SHORT TASK: Drop every picture, then transcribe the remaining data exactly.

STORED DATA:
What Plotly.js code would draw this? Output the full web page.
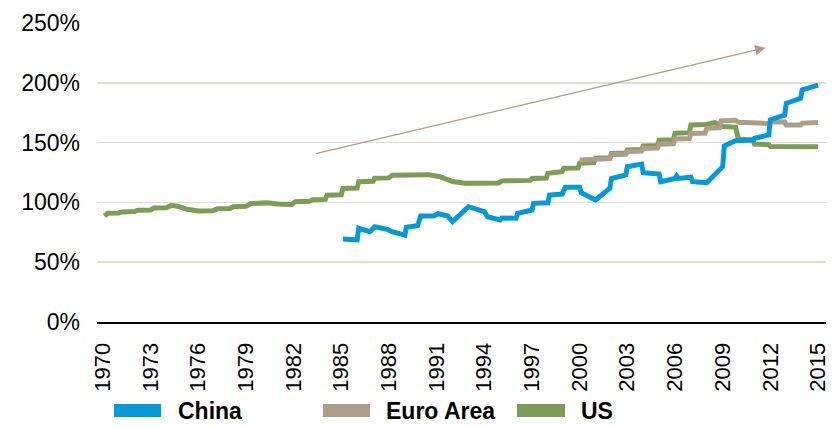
<!DOCTYPE html>
<html>
<head>
<meta charset="utf-8">
<script src="https://cdn.plot.ly/plotly-3.0.1.min.js"></script>
<style>
html,body{margin:0;padding:0;background:#fff;}
#chart{width:834px;height:427px;}
</style>
</head>
<body>
<div id="chart"></div>
<script>
// ---- data ----
const seriesNames = ["China", "Euro Area", "US"];

const usYears = [1970.1,1970.3,1971.0,1971.2,1972.0,1972.2,1973.0,1973.2,1974.0,1974.3,1974.8,1975.3,1976.0,1976.9,1977.2,1978.0,1978.2,1979.0,1979.3,1980.3,1981.0,1981.9,1982.1,1983.0,1983.2,1984.0,1984.1,1985.0,1985.1,1986.0,1986.1,1987.0,1987.1,1988.0,1988.2,1989.7,1990.5,1991.2,1992.0,1992.8,1994.9,1995.1,1996.9,1997.0,1997.9,1998.0,1998.9,1999.0,1999.9,2000.0,2000.9,2001.0,2001.9,2002.0,2002.9,2003.0,2003.9,2004.0,2004.9,2005.0,2005.9,2006.0,2006.9,2007.0,2008.0,2008.5,2009.0,2009.8,2009.9,2010.0,2010.9,2011.0,2011.9,2012.0,2015.0];
const usValues = [88.6,90.9,91.2,92.0,92.3,93.4,93.6,95.3,95.6,97.5,96.5,94.2,92.8,93.0,94.6,94.9,96.4,96.7,99.0,99.6,98.6,98.3,100.6,100.9,102.2,102.5,106.0,106.3,111.6,112.0,117.3,117.6,120.2,120.5,122.8,123.6,123.2,121.5,117.5,116.0,116.3,118.0,118.4,120.0,120.4,124.3,125.7,128.5,128.8,132.7,133.2,136.9,137.3,141.0,141.4,143.8,144.3,147.2,147.6,152.0,152.4,157.8,158.3,164.8,165.2,166.7,163.5,163.0,155.0,152.7,152.2,148.8,148.3,146.8,146.6];

const euroYears = [2000.0,2000.8,2000.9,2001.9,2002.0,2002.9,2003.0,2003.9,2004.0,2004.9,2005.0,2005.9,2006.0,2006.9,2007.0,2007.9,2008.0,2008.8,2008.9,2009.8,2010.0,2010.9,2011.0,2011.9,2012.0,2012.9,2013.0,2013.9,2014.0,2015.0];
const euroValues = [135.4,135.6,136.3,136.6,139.8,140.2,142.6,143.0,145.0,145.4,148.6,149.0,153.0,153.4,157.6,158.0,162.0,162.4,168.2,168.6,167.0,166.8,166.0,166.0,167.4,167.2,164.7,164.7,166.2,166.8];

const chinaYears = [1985.1,1986.0,1986.1,1986.8,1987.1,1987.9,1988.2,1989.0,1989.1,1989.8,1990.0,1990.8,1991.1,1991.7,1992.0,1993.0,1994.0,1994.2,1995.0,1995.1,1996.0,1996.1,1997.0,1997.1,1998.0,1998.1,1998.9,1999.1,2000.0,2000.1,2001.0,2001.9,2002.0,2002.9,2003.0,2003.9,2004.0,2005.0,2005.1,2006.0,2006.1,2006.2,2007.0,2007.1,2008.0,2009.0,2009.1,2009.8,2010.9,2011.0,2011.9,2012.0,2012.9,2013.0,2013.9,2014.0,2015.0];
const chinaValues = [69.4,68.6,78.3,75.5,79.7,77.5,75.5,72.7,79.2,80.5,88.6,88.6,90.5,88.6,84.0,96.4,92.2,88.0,85.3,87.0,86.7,90.9,93.6,99.2,99.7,106.2,107.0,112.6,112.6,108.0,102.0,111.8,120.0,122.9,129.8,132.0,124.8,123.7,117.3,120.0,122.0,120.0,121.0,117.3,116.5,129.8,147.2,151.6,152.2,153.6,156.4,169.0,173.0,182.9,187.0,194.0,198.0];

const tickYears = [1970,1973,1976,1979,1982,1985,1988,1991,1994,1997,2000,2003,2006,2009,2012,2015];
const yTicks = [0,50,100,150,200,250];

// ---- styling ----
const colors = {"China":"#0798d8","Euro Area":"#ad9e8c","US":"#7c9c57"};
const FONT = "Liberation Sans, Arial, sans-serif";

const traces = [
  {x: usYears, y: usValues, name: "US", type: "scatter", mode: "lines",
   line: {color: colors["US"], width: 5}},
  {x: euroYears, y: euroValues, name: "Euro Area", type: "scatter", mode: "lines",
   line: {color: colors["Euro Area"], width: 5}},
  {x: chinaYears, y: chinaValues, name: "China", type: "scatter", mode: "lines",
   line: {color: colors["China"], width: 5}}
];

// manual legend (paper coords, plot width 729px)
const legendX = {"China":[0.0233,0.0878,0.1084], "Euro Area":[0.3100,0.3745,0.3937], "US":[0.5761,0.6420,0.6612]};
const shapes = [];
const annotations = [];
seriesNames.forEach(n => {
  const p = legendX[n];
  shapes.push({type:"rect", xref:"paper", yref:"paper", x0:p[0], x1:p[1], y0:-0.3177, y1:-0.2742,
    fillcolor: colors[n], line:{width:0}});
  annotations.push({xref:"paper", yref:"paper", x:p[2], y:-0.2977, xanchor:"left", yanchor:"middle",
    text:"<b>"+n+"</b>", showarrow:false, font:{family:FONT, size:23, color:"#000"}});
});
// trend arrow
annotations.push({x:2011.7, y:229.3, ax:1983.3, ay:140.5, xref:"x", yref:"y", axref:"x", ayref:"y",
  text:"", showarrow:true, arrowhead:2, arrowsize:1.6, arrowwidth:1.3, arrowcolor:"#ab9c8a"});

const layout = {
  width: 834, height: 427,
  margin: {l: 97, r: 8, t: 23, b: 105, pad: 0},
  paper_bgcolor: "#fff", plot_bgcolor: "#fff",
  showlegend: false,
  font: {family: FONT, size: 23, color: "#000"},
  xaxis: {
    range: [1969.63, 2015.5],
    tickmode: "array", tickvals: tickYears, ticktext: tickYears.map(String),
    tickangle: -90, ticks: "", showgrid: false, zeroline: false,
    showline: true, linecolor: "#000", linewidth: 2,
    ticklabelstandoff: 10, ticklabeloverflow: "allow",
    tickfont: {family: FONT, size: 22, color: "#000"}
  },
  yaxis: {
    range: [0, 250],
    tickmode: "array", tickvals: yTicks, ticktext: yTicks.map(v => v + "%"),
    ticks: "", showgrid: true, gridcolor: "#e4ddd4", gridwidth: 1.5,
    zeroline: false, showline: false,
    ticklabelstandoff: 16,
    tickfont: {family: FONT, size: 23, color: "#000"}
  },
  shapes: shapes,
  annotations: annotations
};

Plotly.newPlot("chart", traces, layout, {staticPlot: true, displayModeBar: false});
</script>
</body>
</html>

THE ANSWER:
What Plotly.js code would draw this? Output the full web page.
<!DOCTYPE html>
<html>
<head>
<meta charset="utf-8">
<script src="https://cdn.plot.ly/plotly-3.0.1.min.js"></script>
<style>
html,body{margin:0;padding:0;background:#fff;}
#chart{width:834px;height:427px;}
</style>
</head>
<body>
<div id="chart"></div>
<script>
// ---- data ----
const seriesNames = ["China", "Euro Area", "US"];

const usYears = [1970.1,1970.3,1971.0,1971.2,1972.0,1972.2,1973.0,1973.2,1974.0,1974.3,1974.8,1975.3,1976.0,1976.9,1977.2,1978.0,1978.2,1979.0,1979.3,1980.3,1981.0,1981.9,1982.1,1983.0,1983.2,1984.0,1984.1,1985.0,1985.1,1986.0,1986.1,1987.0,1987.1,1988.0,1988.2,1989.7,1990.5,1991.2,1992.0,1992.8,1994.9,1995.1,1996.9,1997.0,1997.9,1998.0,1998.9,1999.0,1999.9,2000.0,2000.9,2001.0,2001.9,2002.0,2002.9,2003.0,2003.9,2004.0,2004.9,2005.0,2005.9,2006.0,2006.9,2007.0,2008.0,2008.5,2009.0,2009.8,2009.9,2010.0,2010.9,2011.0,2011.9,2012.0,2015.0];
const usValues = [88.6,90.9,91.2,92.0,92.3,93.4,93.6,95.3,95.6,97.5,96.5,94.2,92.8,93.0,94.6,94.9,96.4,96.7,99.0,99.6,98.6,98.3,100.6,100.9,102.2,102.5,106.0,106.3,111.6,112.0,117.3,117.6,120.2,120.5,122.8,123.6,123.2,121.5,117.5,116.0,116.3,118.0,118.4,120.0,120.4,124.3,125.7,128.5,128.8,132.7,133.2,136.9,137.3,141.0,141.4,143.8,144.3,147.2,147.6,152.0,152.4,157.8,158.3,164.8,165.2,166.7,163.5,163.0,155.0,152.7,152.2,148.8,148.3,146.8,146.6];

const euroYears = [2000.0,2000.8,2000.9,2001.9,2002.0,2002.9,2003.0,2003.9,2004.0,2004.9,2005.0,2005.9,2006.0,2006.9,2007.0,2007.9,2008.0,2008.8,2008.9,2009.8,2010.0,2010.9,2011.0,2011.9,2012.0,2012.9,2013.0,2013.9,2014.0,2015.0];
const euroValues = [135.4,135.6,136.3,136.6,139.8,140.2,142.6,143.0,145.0,145.4,148.6,149.0,153.0,153.4,157.6,158.0,162.0,162.4,168.2,168.6,167.0,166.8,166.0,166.0,167.4,167.2,164.7,164.7,166.2,166.8];

const chinaYears = [1985.1,1986.0,1986.1,1986.8,1987.1,1987.9,1988.2,1989.0,1989.1,1989.8,1990.0,1990.8,1991.1,1991.7,1992.0,1993.0,1994.0,1994.2,1995.0,1995.1,1996.0,1996.1,1997.0,1997.1,1998.0,1998.1,1998.9,1999.1,2000.0,2000.1,2001.0,2001.9,2002.0,2002.9,2003.0,2003.9,2004.0,2005.0,2005.1,2006.0,2006.1,2006.2,2007.0,2007.1,2008.0,2009.0,2009.1,2009.8,2010.9,2011.0,2011.9,2012.0,2012.9,2013.0,2013.9,2014.0,2015.0];
const chinaValues = [69.4,68.6,78.3,75.5,79.7,77.5,75.5,72.7,79.2,80.5,88.6,88.6,90.5,88.6,84.0,96.4,92.2,88.0,85.3,87.0,86.7,90.9,93.6,99.2,99.7,106.2,107.0,112.6,112.6,108.0,102.0,111.8,120.0,122.9,129.8,132.0,124.8,123.7,117.3,120.0,122.0,120.0,121.0,117.3,116.5,129.8,147.2,151.6,152.2,153.6,156.4,169.0,173.0,182.9,187.0,194.0,198.0];

const tickYears = [1970,1973,1976,1979,1982,1985,1988,1991,1994,1997,2000,2003,2006,2009,2012,2015];
const yTicks = [0,50,100,150,200,250];

// ---- styling ----
const colors = {"China":"#0798d8","Euro Area":"#ad9e8c","US":"#7c9c57"};
const FONT = "Liberation Sans, Arial, sans-serif";

const traces = [
  {x: usYears, y: usValues, name: "US", type: "scatter", mode: "lines",
   line: {color: colors["US"], width: 5}},
  {x: euroYears, y: euroValues, name: "Euro Area", type: "scatter", mode: "lines",
   line: {color: colors["Euro Area"], width: 5}},
  {x: chinaYears, y: chinaValues, name: "China", type: "scatter", mode: "lines",
   line: {color: colors["China"], width: 5}}
];

// manual legend (paper coords, plot width 729px)
const legendX = {"China":[0.0233,0.0878,0.1084], "Euro Area":[0.3100,0.3745,0.3937], "US":[0.5761,0.6420,0.6612]};
const shapes = [];
const annotations = [];
seriesNames.forEach(n => {
  const p = legendX[n];
  shapes.push({type:"rect", xref:"paper", yref:"paper", x0:p[0], x1:p[1], y0:-0.3177, y1:-0.2742,
    fillcolor: colors[n], line:{width:0}});
  annotations.push({xref:"paper", yref:"paper", x:p[2], y:-0.2977, xanchor:"left", yanchor:"middle",
    text:"<b>"+n+"</b>", showarrow:false, font:{family:FONT, size:23, color:"#000"}});
});
// trend arrow
annotations.push({x:2011.7, y:229.3, ax:1983.3, ay:140.5, xref:"x", yref:"y", axref:"x", ayref:"y",
  text:"", showarrow:true, arrowhead:2, arrowsize:1.6, arrowwidth:1.3, arrowcolor:"#ab9c8a"});

const layout = {
  width: 834, height: 427,
  margin: {l: 97, r: 8, t: 23, b: 105, pad: 0},
  paper_bgcolor: "#fff", plot_bgcolor: "#fff",
  showlegend: false,
  font: {family: FONT, size: 23, color: "#000"},
  xaxis: {
    range: [1969.63, 2015.5],
    tickmode: "array", tickvals: tickYears, ticktext: tickYears.map(String),
    tickangle: -90, ticks: "", showgrid: false, zeroline: false,
    showline: true, linecolor: "#000", linewidth: 2,
    ticklabelstandoff: 10, ticklabeloverflow: "allow",
    tickfont: {family: FONT, size: 22, color: "#000"}
  },
  yaxis: {
    range: [0, 250],
    tickmode: "array", tickvals: yTicks, ticktext: yTicks.map(v => v + "%"),
    ticks: "", showgrid: true, gridcolor: "#e4ddd4", gridwidth: 1.5,
    zeroline: false, showline: false,
    ticklabelstandoff: 16,
    tickfont: {family: FONT, size: 23, color: "#000"}
  },
  shapes: shapes,
  annotations: annotations
};

Plotly.newPlot("chart", traces, layout, {staticPlot: true, displayModeBar: false});
</script>
</body>
</html>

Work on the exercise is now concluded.